Okabayashi crowds him in kind, but the Golem Splash is not enough now. With his own repertoire exhausted, Sekimoto has a chance when Okabayashi is totally thrown off. It’s a classic turn of the decade Ace move, also employed by Tanahashi and HARASHIMA in a slightly less meatheaded sort of a match. Okabayashi allows Dice K the openings, and while roll up and cradle attempts obviously don’t get it done, it does buy Sekimoto the time and space to recover enough to hit that Deadlift German out of nowhere, and he narrowly hangs onto whatever he has over the creature he raised from the mud four years prior.
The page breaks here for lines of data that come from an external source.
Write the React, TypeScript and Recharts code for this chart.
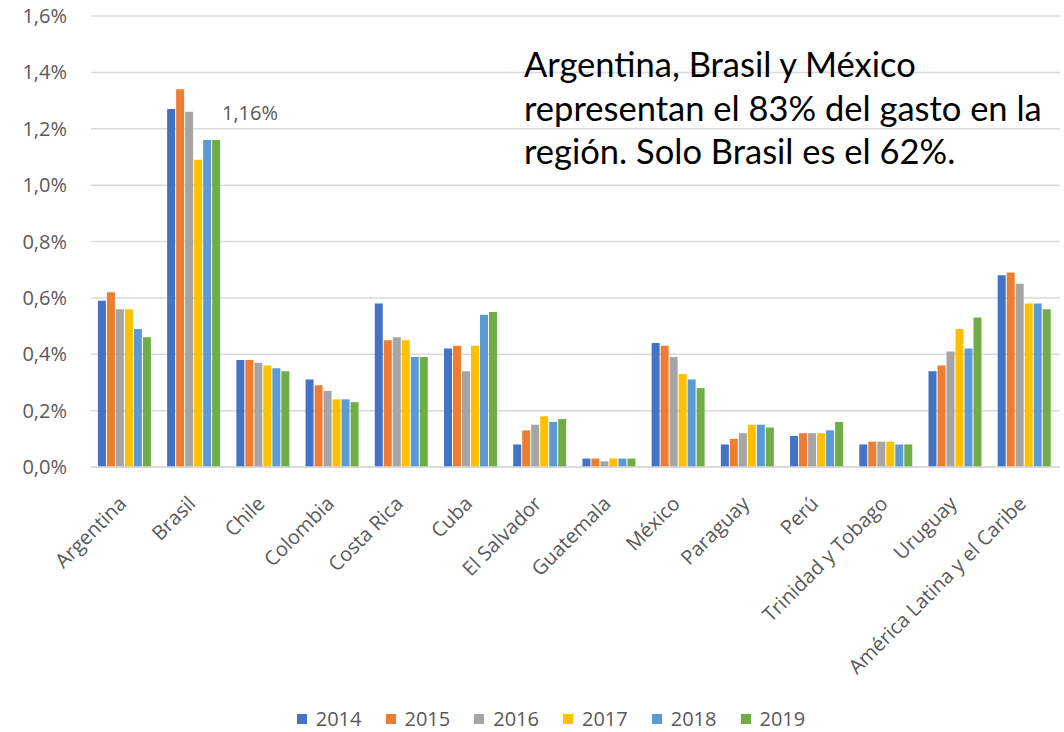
import React from 'react';
import { BarChart, Bar, XAxis, YAxis, CartesianGrid, Legend } from 'recharts';

const countries = [
  'Argentina', 'Brasil', 'Chile', 'Colombia', 'Costa Rica', 'Cuba', 'El Salvador',
  'Guatemala', 'México', 'Paraguay', 'Perú', 'Trinidad y Tobago', 'Uruguay',
  'América Latina y el Caribe',
];

// gasto como % del PIB, una lista por año
const y2014 = [0.59, 1.27, 0.38, 0.31, 0.58, 0.42, 0.08, 0.03, 0.44, 0.08, 0.11, 0.08, 0.34, 0.68];
const y2015 = [0.62, 1.34, 0.38, 0.29, 0.45, 0.43, 0.13, 0.03, 0.43, 0.10, 0.12, 0.09, 0.36, 0.69];
const y2016 = [0.56, 1.26, 0.37, 0.27, 0.46, 0.34, 0.15, 0.02, 0.39, 0.12, 0.12, 0.09, 0.41, 0.65];
const y2017 = [0.56, 1.09, 0.36, 0.24, 0.45, 0.43, 0.18, 0.03, 0.33, 0.15, 0.12, 0.09, 0.49, 0.58];
const y2018 = [0.49, 1.16, 0.35, 0.24, 0.39, 0.54, 0.16, 0.03, 0.31, 0.15, 0.13, 0.08, 0.42, 0.58];
const y2019 = [0.46, 1.16, 0.34, 0.23, 0.39, 0.55, 0.17, 0.03, 0.28, 0.14, 0.16, 0.08, 0.53, 0.56];

const years = ['2014', '2015', '2016', '2017', '2018', '2019'];
const colors = ['#4472C4', '#ED7D31', '#A5A5A5', '#FFC000', '#5B9BD5', '#70AD47'];
const yTicks = [0, 0.2, 0.4, 0.6, 0.8, 1.0, 1.2, 1.4, 1.6];

const series = [y2014, y2015, y2016, y2017, y2018, y2019];
const data = countries.map((name, i) => {
  const row: Record<string, string | number> = { name };
  years.forEach((yr, k) => { row[yr] = series[k][i]; });
  return row;
});

const FONT = '"Open Sans", "DejaVu Sans", sans-serif';
const GRAY = '#595959';

const fmtPct = (v: number) => v.toFixed(1).replace('.', ',') + '%';

const XTick = (props: any) => {
  const { x, y, payload } = props;
  return (
    <g transform={`translate(${x + 2},${y + 30})`}>
      <text x={0} y={0} textAnchor="end" transform="rotate(-45)"
        fill={GRAY} fontSize={20} fontFamily={FONT}>
        {payload.value}
      </text>
    </g>
  );
};

const LegendContent = () => (
  <div style={{ display: 'flex', justifyContent: 'center', fontFamily: FONT, fontSize: 20, color: GRAY }}>
    {years.map((yr, k) => (
      <div key={yr} style={{ display: 'flex', alignItems: 'center', marginRight: 24 }}>
        <span style={{ width: 10, height: 10, background: colors[k], display: 'inline-block', marginRight: 9 }} />
        <span>{yr}</span>
      </div>
    ))}
  </div>
);

export default function App() {
  return (
    <div style={{ position: 'absolute', left: 0, top: 0, width: 1064, height: 732, background: '#fff' }}>
      <BarChart width={1064} height={732} data={data}
        margin={{ top: 16, right: 4, left: 0, bottom: 0 }}
        barCategoryGap="10%" barGap={1}>
        <CartesianGrid vertical={false} stroke="#d9d9d9" strokeWidth={1.5} />
        <XAxis dataKey="name" interval={0} height={265} tick={<XTick />}
          axisLine={{ stroke: '#d9d9d9', strokeWidth: 1.5 }} tickLine={false} />
        <YAxis width={91} domain={[0, 1.6]} ticks={yTicks} tickFormatter={fmtPct}
          axisLine={false} tickLine={false} tickSize={0} tickMargin={24}
          tick={{ fill: GRAY, fontSize: 20, fontFamily: FONT }} />
        <Legend verticalAlign="middle" align="center" content={<LegendContent />}
          wrapperStyle={{ top: 705, left: 31, width: 1064 }} />
        {years.map((yr, k) => (
          <Bar key={yr} dataKey={yr} fill={colors[k]} isAnimationActive={false} />
        ))}
      </BarChart>
      <div style={{ position: 'absolute', left: 222, top: 99, fontFamily: FONT, fontSize: 20, color: GRAY }}>
        1,16%
      </div>
      <div style={{ position: 'absolute', left: 524, top: 42, fontFamily: 'Lato, "Open Sans", sans-serif',
        fontSize: 34.5, lineHeight: '43.5px', color: '#000' }}>
        Argentina, Brasil y México<br />
        representan el 83% del gasto en la<br />
        región. Solo Brasil es el 62%.
      </div>
    </div>
  );
}
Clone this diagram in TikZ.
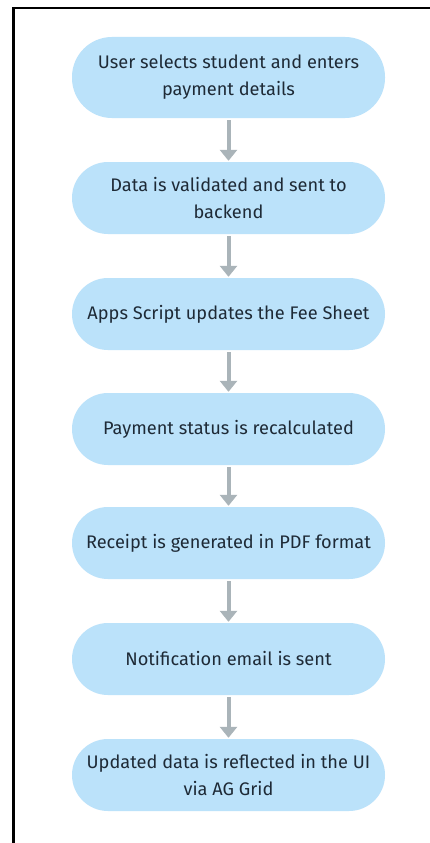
\documentclass[tikz,border=0pt]{standalone}
\usepackage{fontspec}
\setmainfont{Fira Sans}
\usetikzlibrary{arrows.meta}
\definecolor{stepfill}{HTML}{BBE2FA}
\definecolor{steptext}{HTML}{1E2A36}
\definecolor{flowarrow}{HTML}{AAB4B9}
\tikzset{
  stepbox/.style={rectangle, rounded corners=36pt, fill=stepfill, draw=none,
    minimum width=313pt, minimum height=72pt, inner sep=0pt, align=center,
    text=steptext, font=\fontsize{18.2}{27}\selectfont},
  flow/.style={draw=flowarrow, line width=4pt, -{Triangle[length=11pt,width=17pt]},
    shorten >=1pt, shorten <=2pt},
}
\begin{document}
\begin{tikzpicture}[x=1pt,y=-1pt]
  \useasboundingbox (0,0) rectangle (430,843);
  \fill[white] (0,0) rectangle (430,843);
  % frame
  \draw[line width=2.5pt] (13.5,845) -- (13.5,8) -- (432,8);
  % steps
  \node[stepbox, minimum height=81pt, rounded corners=40pt] (s1) at (228.5,77.5)
    {User selects student and enters\\payment details};
  \node[stepbox] (s2) at (228.5,198) {Data is validated and sent to\\backend};
  \node[stepbox] (s3) at (228.5,314) {Apps Script updates the Fee Sheet};
  \node[stepbox] (s4) at (228.5,429) {Payment status is recalculated};
  \node[stepbox] (s5) at (228.5,543) {Receipt is generated in PDF format};
  \node[stepbox] (s6) at (228.5,659) {Notification email is sent};
  \node[stepbox] (s7) at (228.5,775) {Updated data is reflected in the UI\\via AG Grid};
  % connectors
  \foreach \a/\b in {s1/s2,s2/s3,s3/s4,s4/s5,s5/s6,s6/s7}
    \draw[flow] (\a) -- (\b);
\end{tikzpicture}
\end{document}
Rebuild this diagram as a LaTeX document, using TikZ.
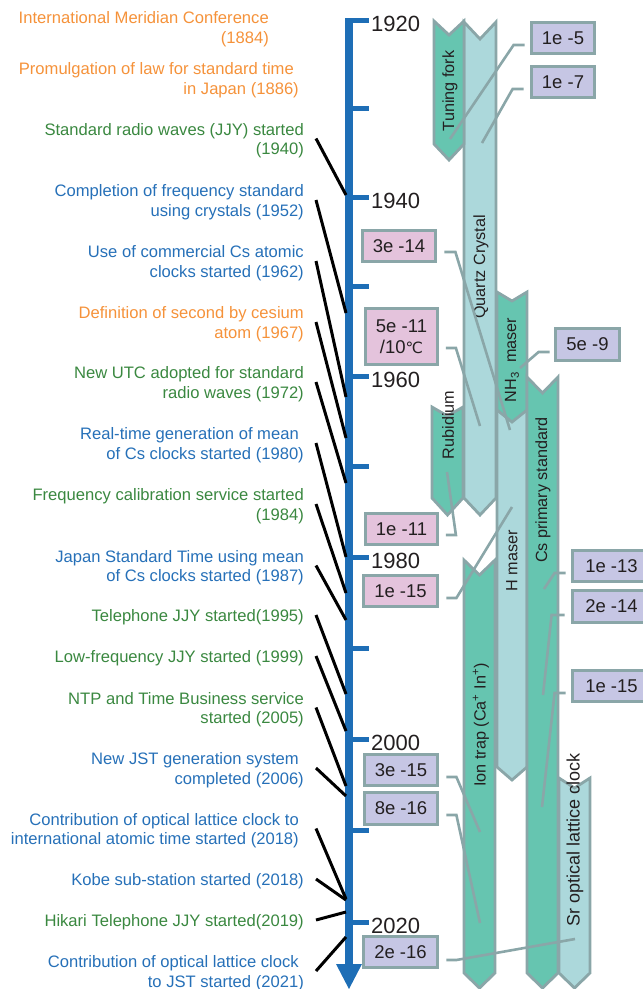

Not a perfect match, but one that people working this style should really take a look at. It’s based entirely around a central theme, it wastes no time whatsoever, and accomplishes a lot for Okabayashi in these small little ways while still being dumb as hell in all of the best ways. Everyone comes out of this looking better, and it’s a net win for the style itself, because they deliver the sort of slow advancement people always praise 90s All Japan for, while still delivering something delightfully stupid and bullheaded.

Anyone who was silly enough to praise something like Big Mike vs. Sekimoto from 2019 needs to get their eyes on this and see how this sort of thing is supposed to be done, and how good this all was at its peak.